CPI does have one useful purpose: short-term volatility trades. When CPI shows energy prices spiking, energy stocks often rally on the headline regardless of actual supply and demand. When CPI shows shelter costs cooling, real estate stocks get relief even if the housing market fundamentals haven’t changed. Just don’t mistake this for actual fundamental analysis.

PCE: The Quiet Power Behind Your Portfolio’s Fate

Value Proposition: Position for Fed policy changes before they happen.

PCE is like that soft-spoken person in the meeting who everyone actually listens to when they finally speak. The Fed has explicitly told you they target 2% PCE inflation, which means every tenth of a percent above or below that target directly affects your borrowing costs, stock valuations, and bond returns.

When core PCE runs at 2.9% versus the Fed’s 2% target, that’s not just a statistical miss, that’s a 45% policy failure that forces them to keep rates higher for longer. Your growth stocks suffer, your bonds lose value, and your variable-rate debt gets more expensive. When core PCE drops toward 2%, rate cuts accelerate and everything reverses.

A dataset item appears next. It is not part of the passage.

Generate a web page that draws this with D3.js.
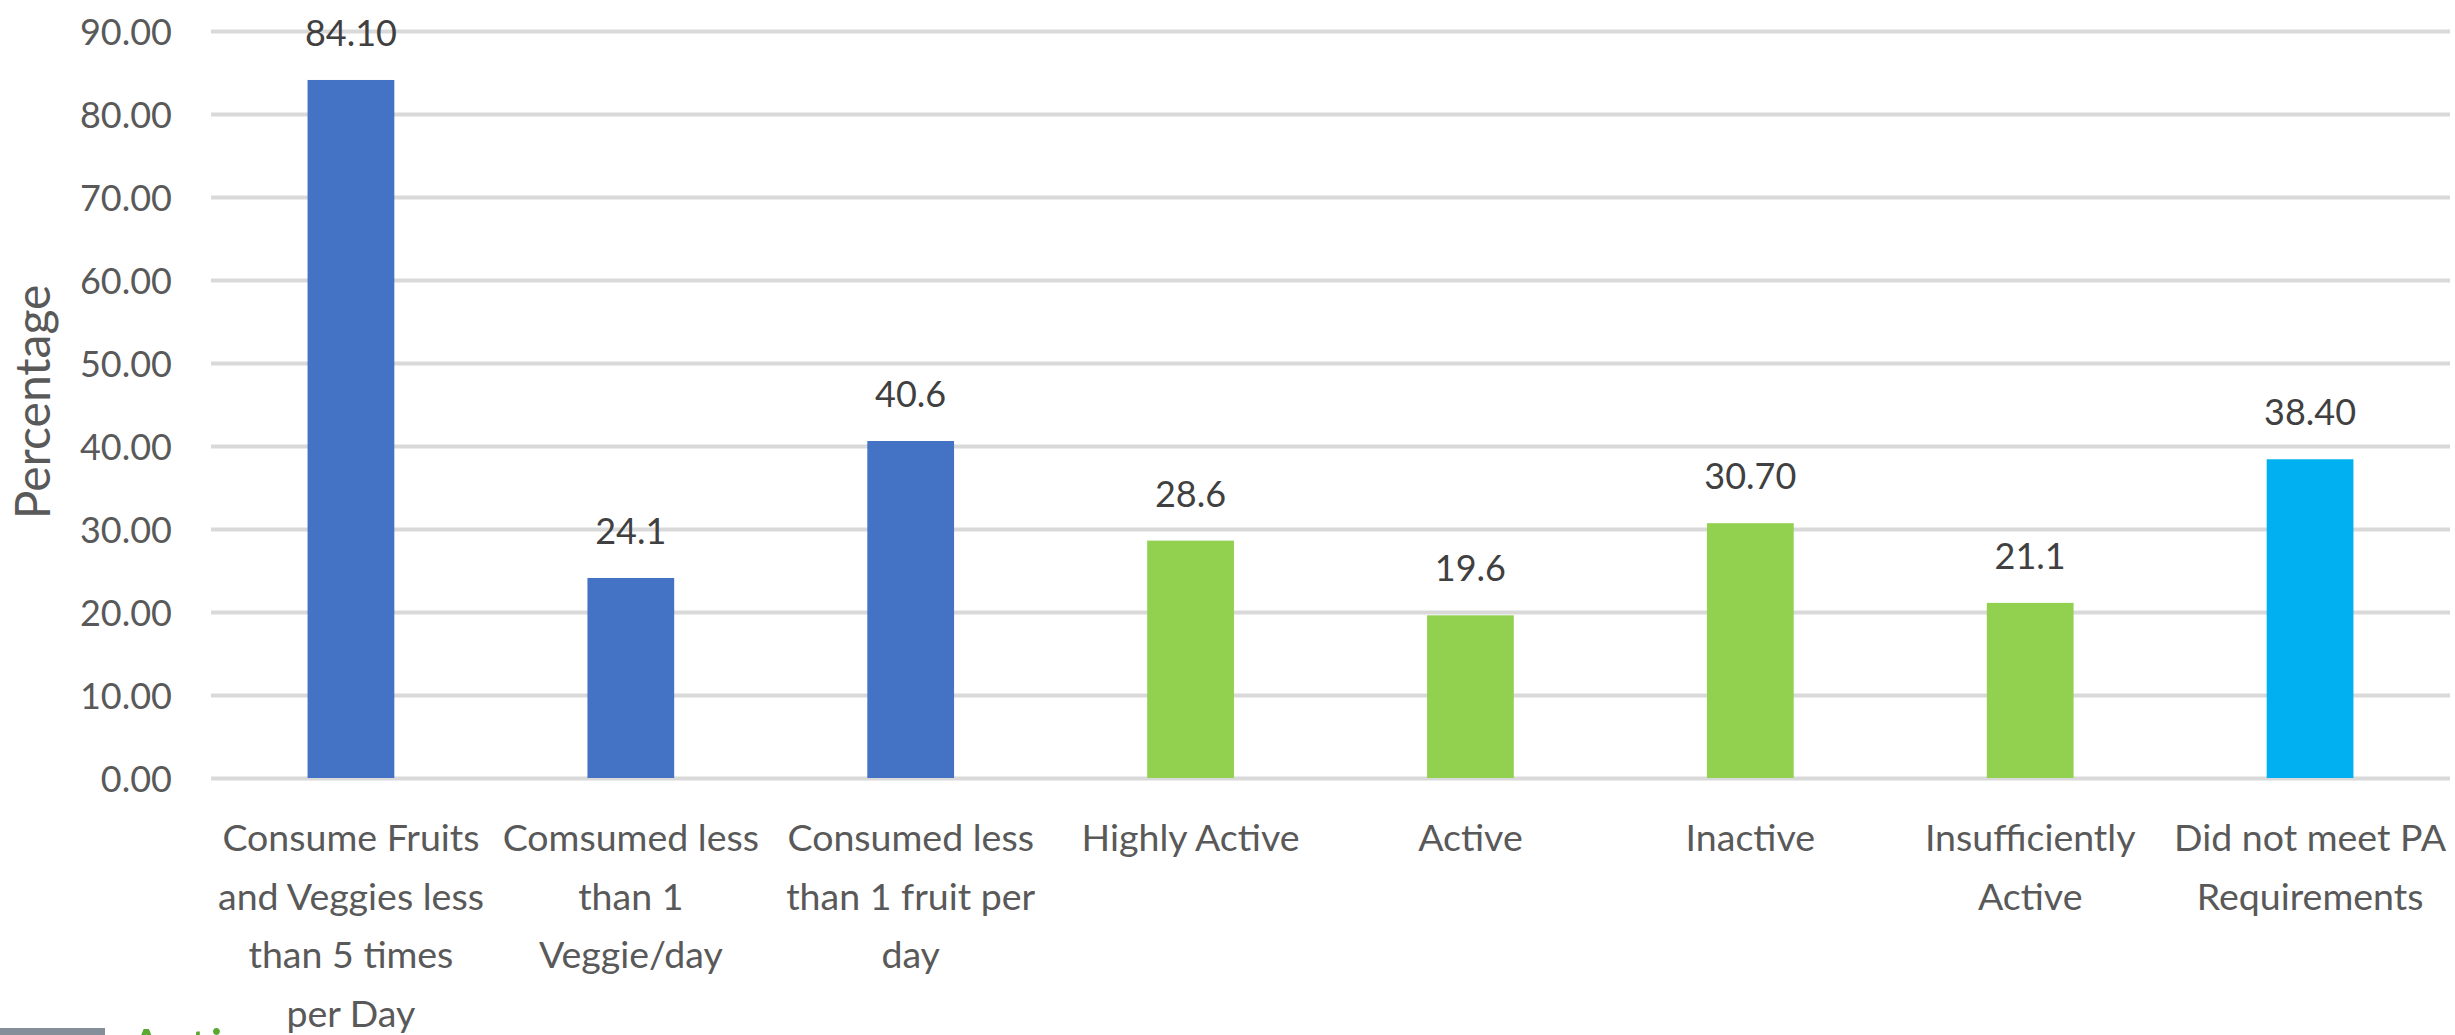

The composition matters for long-term sector allocation. When services inflation in PCE runs hot while goods inflation stays cool, companies in services sectors can raise prices and protect margins. Manufacturing companies get squeezed. This dynamic can persist for years, not months.

Your Monthly Economic Data Trading Calendar

Week 1: PMI Release Position for sector rotation based on manufacturing versus services strength. Use employment components to set up for jobs report positioning.

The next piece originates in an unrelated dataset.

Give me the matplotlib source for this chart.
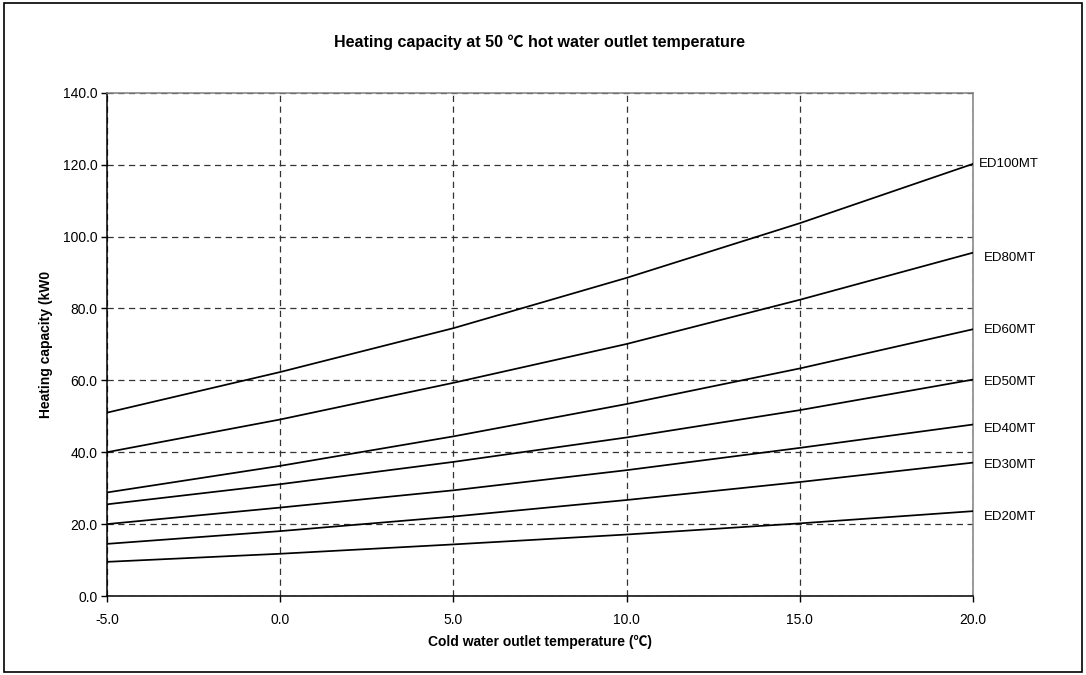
import matplotlib
matplotlib.use("Agg")
import matplotlib.pyplot as plt
from matplotlib.patches import Rectangle
from matplotlib.ticker import FormatStrFormatter

plt.rcParams['font.family'] = ['Liberation Sans', 'Noto Sans CJK SC', 'DejaVu Sans']

temps = [-5, 0, 5, 10, 15, 20]
ed100 = [51.0, 62.3, 74.5, 88.5, 103.7, 120.2]
ed80 = [40.0, 49.1, 59.3, 70.1, 82.4, 95.5]
ed60 = [28.8, 36.2, 44.4, 53.4, 63.3, 74.2]
ed50 = [25.5, 31.1, 37.3, 44.1, 51.7, 60.2]
ed40 = [20.0, 24.6, 29.4, 35.0, 41.2, 47.7]
ed30 = [14.5, 18.05, 22.1, 26.7, 31.7, 37.1]
ed20 = [9.5, 11.75, 14.35, 17.1, 20.2, 23.6]
series_names = ["ED100MT", "ED80MT", "ED60MT", "ED50MT", "ED40MT", "ED30MT", "ED20MT"]
series_values = [ed100, ed80, ed60, ed50, ed40, ed30, ed20]
label_offsets = [0, -1.6, -0.3, -0.7, -1.3, -0.7, -1.6]

fig = plt.figure(figsize=(10.86, 6.75), dpi=100)
fig.patches.append(Rectangle((0.004, 0.004), 0.992, 0.992, transform=fig.transFigure,
                             fill=False, edgecolor='black', linewidth=1.2))

ax = fig.add_axes([107 / 1086, 79 / 675, 866 / 1086, 503.3 / 675])

for name, vals, off in zip(series_names, series_values, label_offsets):
    ax.plot(temps, vals, color='black', linewidth=1.25, zorder=3)
    xoff = 4 if name == "ED100MT" else 8
    ax.annotate(name, xy=(temps[-1], vals[-1] + off), xytext=(xoff, 0),
                textcoords='offset points', va='center', ha='left', fontsize=9.5,
                annotation_clip=False)

ax.set_xlim(-5, 20)
ax.set_ylim(0, 140)
ax.set_xticks([-5, 0, 5, 10, 15, 20])
ax.set_yticks([0, 20, 40, 60, 80, 100, 120, 140])
ax.xaxis.set_major_formatter(FormatStrFormatter('%.1f'))
ax.yaxis.set_major_formatter(FormatStrFormatter('%.1f'))
ax.tick_params(axis='both', direction='out', length=4, width=1, labelsize=10, colors='black')
ax.tick_params(axis='x', pad=8)
ax.tick_params(axis='y', pad=3)

ax.grid(True, color='#333333', linestyle=(0, (5, 3.6)), linewidth=0.9)
ax.set_axisbelow(True)

ax.spines['left'].set_color('black')
ax.spines['bottom'].set_color('black')
ax.spines['top'].set_color('#808080')
ax.spines['right'].set_color('#808080')
for s in ax.spines.values():
    s.set_linewidth(1.1)
    s.set_zorder(2.5)

ax.set_xlabel('Cold water outlet temperature (℃)', fontsize=10, fontweight='bold', labelpad=6)
ax.set_ylabel('Heating capacity (kW0', fontsize=10, fontweight='bold', labelpad=7)

fig.text(0.497, 1 - 42 / 675, 'Heating capacity at 50 ℃ hot water outlet temperature',
         ha='center', va='center', fontsize=11.5, fontweight='bold')

fig.savefig('out.png', dpi=100)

First Friday: Non-Farm Payrolls Make broad market allocation decisions. Strong jobs support cyclicals and financials. Weak jobs favor defensives and rate-sensitive growth stocks.

Mid-Month: CPI Release Trade the volatility, don’t invest on the fundamentals. Use headline reactions for entry and exit points on existing positions.

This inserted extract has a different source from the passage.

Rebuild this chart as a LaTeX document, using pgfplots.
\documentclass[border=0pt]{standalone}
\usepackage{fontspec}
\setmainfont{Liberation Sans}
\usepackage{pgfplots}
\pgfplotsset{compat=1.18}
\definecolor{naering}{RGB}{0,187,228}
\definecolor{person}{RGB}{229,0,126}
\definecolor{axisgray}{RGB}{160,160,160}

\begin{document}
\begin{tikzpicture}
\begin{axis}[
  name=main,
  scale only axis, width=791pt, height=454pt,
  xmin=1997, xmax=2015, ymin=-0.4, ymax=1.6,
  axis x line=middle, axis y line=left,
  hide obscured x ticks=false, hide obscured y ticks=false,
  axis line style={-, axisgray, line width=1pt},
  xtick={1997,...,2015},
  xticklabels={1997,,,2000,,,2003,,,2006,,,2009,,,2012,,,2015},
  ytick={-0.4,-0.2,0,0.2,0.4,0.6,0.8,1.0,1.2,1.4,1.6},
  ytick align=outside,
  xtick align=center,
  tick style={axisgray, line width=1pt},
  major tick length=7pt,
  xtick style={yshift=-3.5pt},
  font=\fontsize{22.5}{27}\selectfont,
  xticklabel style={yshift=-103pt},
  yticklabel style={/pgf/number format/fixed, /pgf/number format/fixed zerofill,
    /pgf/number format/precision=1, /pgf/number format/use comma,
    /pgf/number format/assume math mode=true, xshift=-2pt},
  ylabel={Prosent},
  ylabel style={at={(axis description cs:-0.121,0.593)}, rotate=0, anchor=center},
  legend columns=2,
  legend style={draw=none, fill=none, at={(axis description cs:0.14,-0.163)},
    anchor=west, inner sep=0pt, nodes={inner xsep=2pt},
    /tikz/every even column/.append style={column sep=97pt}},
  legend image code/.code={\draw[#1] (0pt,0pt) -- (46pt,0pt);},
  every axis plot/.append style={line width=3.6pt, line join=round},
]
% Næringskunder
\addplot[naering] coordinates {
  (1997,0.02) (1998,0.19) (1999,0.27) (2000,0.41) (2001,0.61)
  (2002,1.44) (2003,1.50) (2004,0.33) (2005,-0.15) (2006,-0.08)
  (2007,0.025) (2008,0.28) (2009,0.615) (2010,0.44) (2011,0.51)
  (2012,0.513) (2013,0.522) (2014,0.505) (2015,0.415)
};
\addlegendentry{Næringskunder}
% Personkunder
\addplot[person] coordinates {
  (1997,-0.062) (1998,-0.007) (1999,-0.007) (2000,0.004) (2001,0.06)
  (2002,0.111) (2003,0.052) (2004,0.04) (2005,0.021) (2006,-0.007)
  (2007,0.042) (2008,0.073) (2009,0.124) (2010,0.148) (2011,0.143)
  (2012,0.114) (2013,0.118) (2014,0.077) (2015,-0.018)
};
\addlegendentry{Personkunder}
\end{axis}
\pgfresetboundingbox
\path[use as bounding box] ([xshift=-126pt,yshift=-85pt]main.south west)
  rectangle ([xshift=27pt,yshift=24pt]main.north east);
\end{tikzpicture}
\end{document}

Month-End: PCE Release Strategic portfolio rebalancing time. Adjust duration risk, growth versus value allocation, and international exposure based on Fed policy implications.

The Fed’s Secret Priority List (Ranked By What Actually Moves Policy)

The Federal Reserve has basically told you their cheat sheet, but most investors still don’t get it.

Priority 1: PCE for inflation targeting This is their north star. When PCE misses, they adjust policy. Period.

Priority 2: Non-Farm Payrolls for employment mandate Half their job description is maximum employment. When jobs data moves, they move.

Priority 3: PMI for forward-looking context They read PMI surveys in their speeches but don’t base policy on them. It’s like getting gossip from a reliable source.

Priority 4: CPI for public relations They acknowledge CPI exists because everyone talks about it, but they’ve spent years training markets to focus on PCE instead.

Your Options Strategy Cheat Sheet

Non-Farm Payrolls: Monthly options on SPY or QQQ. The moves are big, immediate, and sustained.

PMI: Weekly options on sector ETFs. Sharp moves that often reverse within 24 hours.

CPI: Contrarian plays with weekly options. Fade the initial reaction because PCE will probably contradict it.

PCE: Duration trades with monthly options on TLT or growth versus value rotation plays. These moves stick because they affect fundamental Fed policy.

The Bottom Line: Stop Treating All Data Like It’s Equal

Here’s what separates winning investors from perpetual headline chasers: they understand each economic release serves a different purpose and use them accordingly.

PMI for early sector positioning. Non-Farm Payrolls for broad market direction. CPI for volatility trading and headline fading. PCE for strategic Fed policy positioning.

The real money isn’t made by picking the “most important” indicator. It’s made by understanding how they work together to give you a complete picture that most investors never assemble. Use PMI to identify opportunities, Non-Farm Payrolls to time broad market moves, CPI to manage headline risk, and PCE to position for Fed policy changes.

Master this system, and you’ll be making money from economic data while everyone else is still arguing about which number matters most. Spoiler alert: they all matter, just for different reasons and different time horizons.